Italian Interior Minister defends plan, says Roma census aims to protect Roma children, expel only those of foreign nationality.


Matteo Salvini
Matteo Salvini

Italian Interior Minister Matteo Salvini on Tuesday defended his plans to count the Roma community living in the country and deport those without legal status, despite outrage at home and abroad.

"I'm not giving up and I'm pushing ahead! The Italians and their safety first," Salvini tweeted, after opposition MPs slammed the idea of a census as "racist" and "fascist."

Salvini -- already under fire over refusing to let a ship carrying 630 migrants land in Italy last week -- had floated the plan on national television on Monday.

A census would allow the authorities to "see who, how (they live) and how many there are," he argued.

It would then allow the authorities to study the possibility of expelling Roma of foreign nationality without the proper documentation, he said.

Condemnation of his proposal was rapid and widespread, with not only the opposition parties but also members of the newly-established ruling coalition adding their voices.

Deputy prime minister Luigi Di Maio -- leader of the anti-establishment Five Star Movement that makes up the coalition alongside Salvini's League -- said any census based on ethnicity would be "unconstitutional."

It is the first time that Di Maio has spoken out against his coalition partner and fellow deputy prime minister Salvini since the new government was sworn in on June 1.

The plan also drew the ire of Prime Minister Giuseppe Conte.

"No one is planning to create files or conduct a census on the basis of ethnicity, which would be unconstitutional because it is clearly discriminatory," Conte said in a statement Tuesday.

He also called for checks to ensure Roma children had access to school services, "since they are often kept out of compulsory education courses."

The European Union also weighed in on the controversy.

EU Commission spokesman Alexander Winterstein told journalists that "as a general rule, we cannot deport a European citizen based on ethnic criteria."

Confronted with the backlash on Tuesday, Salvini sought to clarify his plans.

"It is not our intention to record or take anyone's fingerprints," he said, according to a statement from his far-right League party. "Our goal is a recognition of the situation of Roma camps. We intend to
protect thousands of children who are not allowed to attend school regularly."

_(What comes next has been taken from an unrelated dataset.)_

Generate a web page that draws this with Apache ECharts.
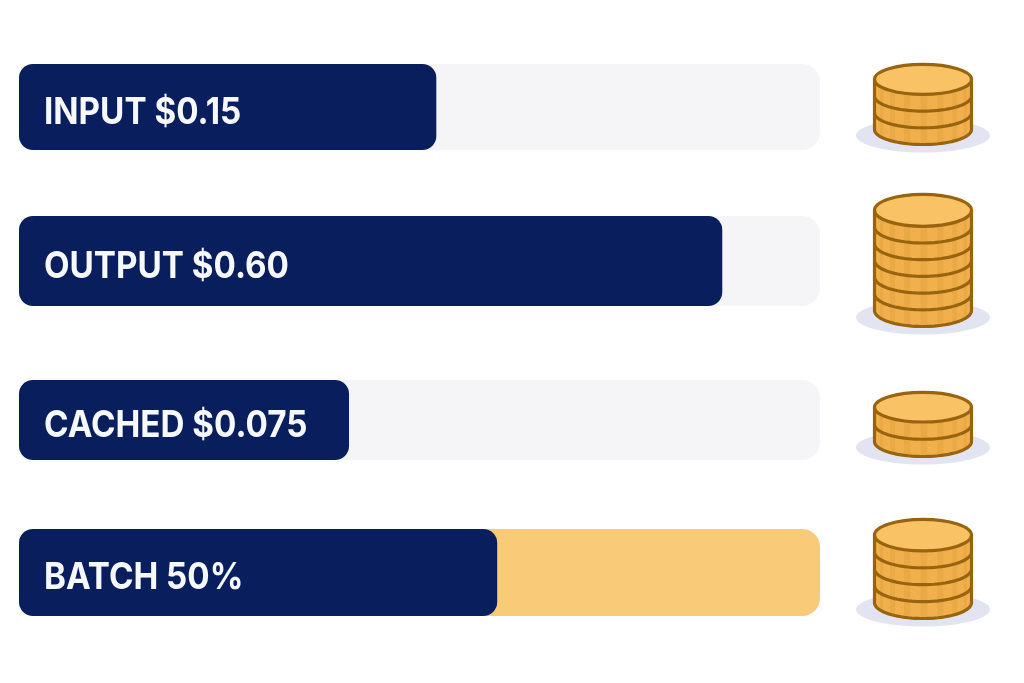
<!DOCTYPE html>
<html>
<head>
<meta charset="utf-8">
<style>html,body{margin:0;padding:0;background:#fff}#c{width:1024px;height:683px}</style>
<script src="https://cdn.jsdelivr.net/npm/echarts@6/dist/echarts.min.js"></script>
</head>
<body>
<div id="c"></div>
<script>
// ---- data ----
var categories = ['INPUT', 'OUTPUT', 'CACHED', 'BATCH'];
var priceLabels = ['$0.15', '$0.60', '$0.075', '50%'];
var fillShare = [52.1, 87.8, 41.2, 59.7];   // navy fill as % of the track
var coinCounts = [3, 6, 2, 4];

// ---- layout and style (pixels) ----
var rowNudge = [0, -1, 3, 0.5];
var rowHeight = [86, 90, 80, 87];
var coinBase = [37.5, 65.5, 36.5, 46];
var coinStep = [16.7, 16.7, 17.25, 16.9];
var coinFaceRy = [15, 16, 14.8, 15.8];
var coinGap = 103, coinRx = 48.5;
var NAVY = '#091e5d', TRACK = '#f5f5f8', GOLD = '#f9cb78';
var EDGE = '#99640f', FACE = '#f9c265', SIDE = '#f1b04c', RIDGE = '#e9aa45', SHADOW = '#e2e5f1';

function arc(cx, cy, rx, ry, from, to, n) {
  var pts = [];
  for (var k = 0; k <= n; k++) {
    var t = from + (to - from) * k / n;
    pts.push([cx + rx * Math.cos(t), cy + ry * Math.sin(t)]);
  }
  return pts;
}

function renderRow(params, api) {
  var i = api.value(0);
  var fill = api.value(1);
  var c0 = api.coord([0, i]);
  var c1 = api.coord([fill, i]);
  var c2 = api.coord([100, i]);
  var h = rowHeight[i];
  var cy = c0[1] + rowNudge[i];
  var top = cy - h / 2;
  return {
    type: 'group',
    children: [
      { type: 'rect', shape: { x: c0[0], y: top, width: c2[0] - c0[0], height: h, r: 18 },
        style: { fill: categories[i] === 'BATCH' ? GOLD : TRACK } },
      { type: 'rect', shape: { x: c0[0], y: top, width: c1[0] - c0[0], height: h, r: 14 },
        style: { fill: NAVY } },
      { type: 'text', x: c0[0] + 25, y: cy + 5.5, scaleY: 1.12,
        style: { text: categories[i] + ' ' + priceLabels[i], x: 0, y: 0,
          fill: '#f7f8fc', font: 'bold 33.2px Inter', textAlign: 'left', textVerticalAlign: 'middle' } }
    ]
  };
}

function renderCoins(params, api) {
  var i = api.value(0);
  var n = api.value(1);
  var c = api.coord([100, i]);
  var cx = c[0] + coinGap;
  var bottom = c[1] + rowNudge[i] + coinBase[i];
  var step = coinStep[i];
  var coinRy = coinFaceRy[i];
  var kids = [{ type: 'ellipse',
    shape: { cx: cx, cy: bottom - 9, rx: 67, ry: 17 }, style: { fill: SHADOW } }];
  for (var k = 0; k < n; k++) {
    var ellBottom = bottom - k * step;          // lowest point of this coin
    var lowY = ellBottom - coinRy;
    var upY = lowY - step;
    var body = arc(cx, lowY, coinRx, coinRy, 0, Math.PI, 40)
      .concat(arc(cx, upY, coinRx, coinRy, Math.PI, 2 * Math.PI, 40));
    kids.push({ type: 'polygon', shape: { points: body }, style: { fill: SIDE } });
    for (var s = 0; s < 18; s++) {
      if (s % 2) continue;
      var a0 = Math.PI * (s + 0.5) / 18, a1 = Math.PI * (s + 1.3) / 18;
      var p = arc(cx, lowY, coinRx, coinRy, a0, a1, 3);
      var q = arc(cx, upY, coinRx, coinRy, a1, a0, 3);
      kids.push({ type: 'polygon', shape: { points: p.concat(q) }, style: { fill: RIDGE } });
    }
    kids.push({ type: 'polyline',
      shape: { points: [[cx + coinRx, upY]].concat(arc(cx, lowY, coinRx, coinRy, 0, Math.PI, 40), [[cx - coinRx, upY]]) },
      style: { fill: 'none', stroke: EDGE, lineWidth: 3.2, lineJoin: 'round' } });
  }
  kids.push({ type: 'ellipse',
    shape: { cx: cx, cy: bottom - n * step - coinRy, rx: coinRx, ry: coinRy },
    style: { fill: FACE, stroke: EDGE, lineWidth: 3.2 } });
  return { type: 'group', children: kids };
}

var chart = echarts.init(document.getElementById('c'), null, { renderer: 'canvas' });
chart.setOption({
  animation: false,
  backgroundColor: '#ffffff',
  grid: { left: 19, width: 801, top: 29.5, height: 620 },
  xAxis: { type: 'value', min: 0, max: 100, show: false },
  yAxis: { type: 'category', data: categories, inverse: true, show: false },
  series: [
    { type: 'custom', name: 'Price', renderItem: renderRow, clip: false,
      encode: { x: 1, y: 0 },
      data: fillShare.map(function (v, i) { return [i, v]; }) },
    { type: 'custom', name: 'Coins', renderItem: renderCoins, clip: false,
      encode: { y: 0 },
      data: coinCounts.map(function (v, i) { return [i, v]; }) }
  ]
});
</script>
</body>
</html>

Italy's Jewish community said the idea of a census drew parallels with measures targeting Jews under fascist war-time leader Benito Mussolini.

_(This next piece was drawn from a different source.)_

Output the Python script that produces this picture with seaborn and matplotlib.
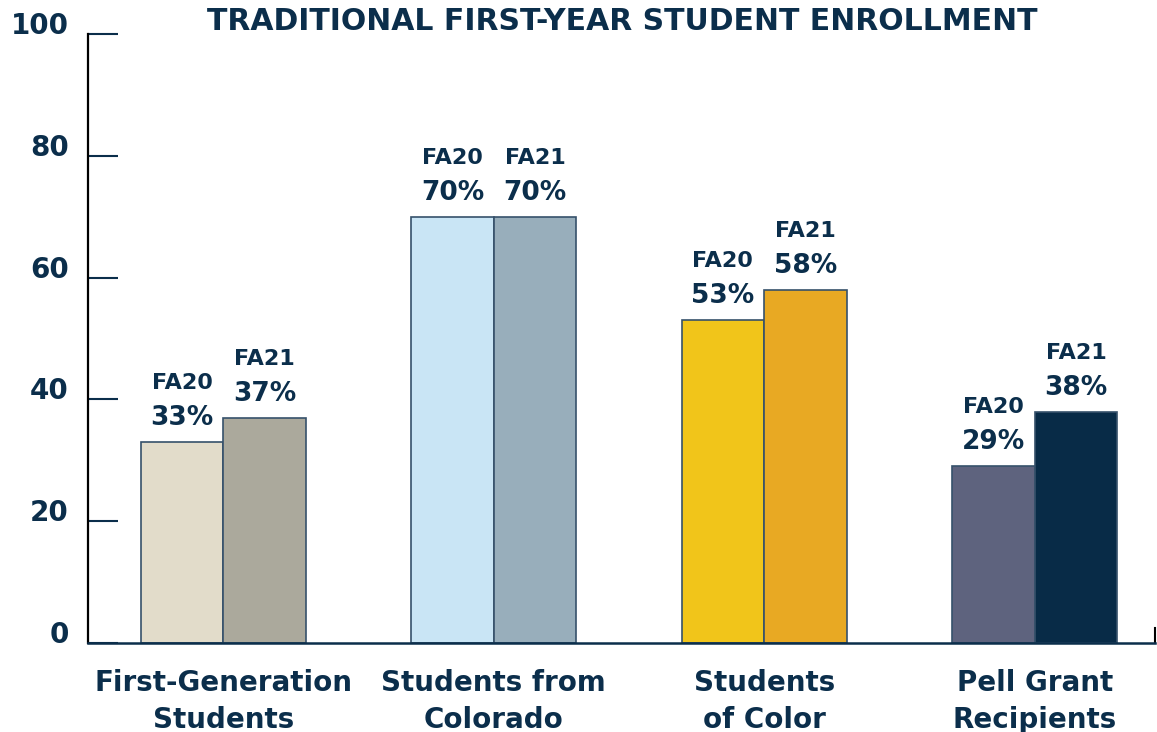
import numpy as np
import pandas as pd
import seaborn as sns
from matplotlib import pyplot as plt
from matplotlib import transforms

categories = ["First-Generation\nStudents", "Students from\nColorado", "Students\nof Color", "Pell Grant\nRecipients"]
terms = ["FA20", "FA21"]
fa20 = [33, 70, 53, 29]
fa21 = [37, 70, 58, 38]
yticks = [0, 20, 40, 60, 80, 100]
title = "TRADITIONAL FIRST-YEAR STUDENT ENROLLMENT"

# one colour pair per group (FA20, FA21)
bar_colors = [("#E2DCCA", "#ABA99C"), ("#C9E5F5", "#98AEBB"),
              ("#F1C51A", "#E8A923"), ("#5E637E", "#082B47")]
navy = "#0B2E4B"
edge = "#36516B"

sns.set_style("white")
plt.rcParams['font.family'] = ['DejaVu Sans']

df = pd.DataFrame({
    "group": categories * 2,
    "term": [terms[0]] * len(categories) + [terms[1]] * len(categories),
    "value": fa20 + fa21,
})

fig = plt.figure(figsize=(11.57, 7.32), dpi=100)
ax = fig.add_axes([88 / 1157, 1 - 643 / 732, (1155 - 88) / 1157, (643 - 34) / 732])

sns.barplot(data=df, x="group", y="value", hue="term", order=categories, hue_order=terms,
            width=0.61, gap=0, linewidth=1.2, edgecolor=edge, legend=False, ax=ax)

for j, cont in enumerate(ax.containers):
    for i, bar in enumerate(cont):
        bar.set_facecolor(bar_colors[i][j])
        h = bar.get_height()
        cx = bar.get_x() + bar.get_width() / 2
        ax.annotate(f"{h:.0f}%", (cx, h), xytext=(0, 24), textcoords="offset pixels",
                    ha="center", va="center", fontsize=19, fontweight="bold", color=navy)
        ax.annotate(terms[j], (cx, h), xytext=(0, 59), textcoords="offset pixels",
                    ha="center", va="center", fontsize=16, fontweight="bold", color=navy)

ax.set_ylim(0, 100)
ax.set_xlim(-0.5, 3.445)
ax.set_yticks(yticks)
ax.set_xlabel("")
ax.set_ylabel("")

ax.tick_params(axis="y", left=True, direction="in", length=21.6, width=1.5, color=navy, pad=14,
               labelsize=20, labelcolor=navy)
for lab in ax.get_yticklabels():
    lab.set_fontweight("bold")
    lab.set_transform(lab.get_transform() + transforms.ScaledTranslation(0, 0.11, fig.dpi_scale_trans))

ax.tick_params(axis="x", length=0, pad=19, labelsize=20, labelcolor=navy)
for lab in ax.get_xticklabels():
    lab.set_fontweight("bold")
    lab.set_linespacing(1.4)

ax.spines["top"].set_visible(False)
ax.spines["left"].set_color("black")
ax.spines["left"].set_linewidth(1.6)
ax.spines["bottom"].set_color(navy)
ax.spines["bottom"].set_linewidth(1.8)
ax.spines["right"].set_color("black")
ax.spines["right"].set_linewidth(1.5)
ax.spines["right"].set_bounds(0, 2.5)

fig.text(622 / 1157, 1 - 22 / 732, title, ha="center", va="center",
         fontsize=21.5, fontweight="bold", color=navy)

plt.savefig("out.png", dpi=100)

The "announcement is worrying and evokes memories from just 80 years ago which are sadly increasingly forgotten," said community leader, Noemi Di Segni.

His calls for a census also drew sharp criticism from Italian opposition center-left Democratic Party (PD).

"Yesterday refugees, today the Roma, tomorrow guns for everyone. It must be tiring being nasty," former premier Paolo Gentiloni tweeted on Monday.

The PD's current leader Matteo Orfini tweeted: "If we really want to carry out the census, I would start with the census of racists and fascists. To better avoid them."

According to a report by Association "21 Luglio," which works with the Roma community, there are between 120,000-180,000 Roma living across Italy.

Salvini's popularity is on the rise, nevertheless.

One opinion poll published by La7 TV channel on Monday put the League as Italy's leading political force for the first time ever, with 29.2 percent support, compared with its 17 percent share of the vote in the March election.

The poll put Five Star narrowly in second place with 29 percent.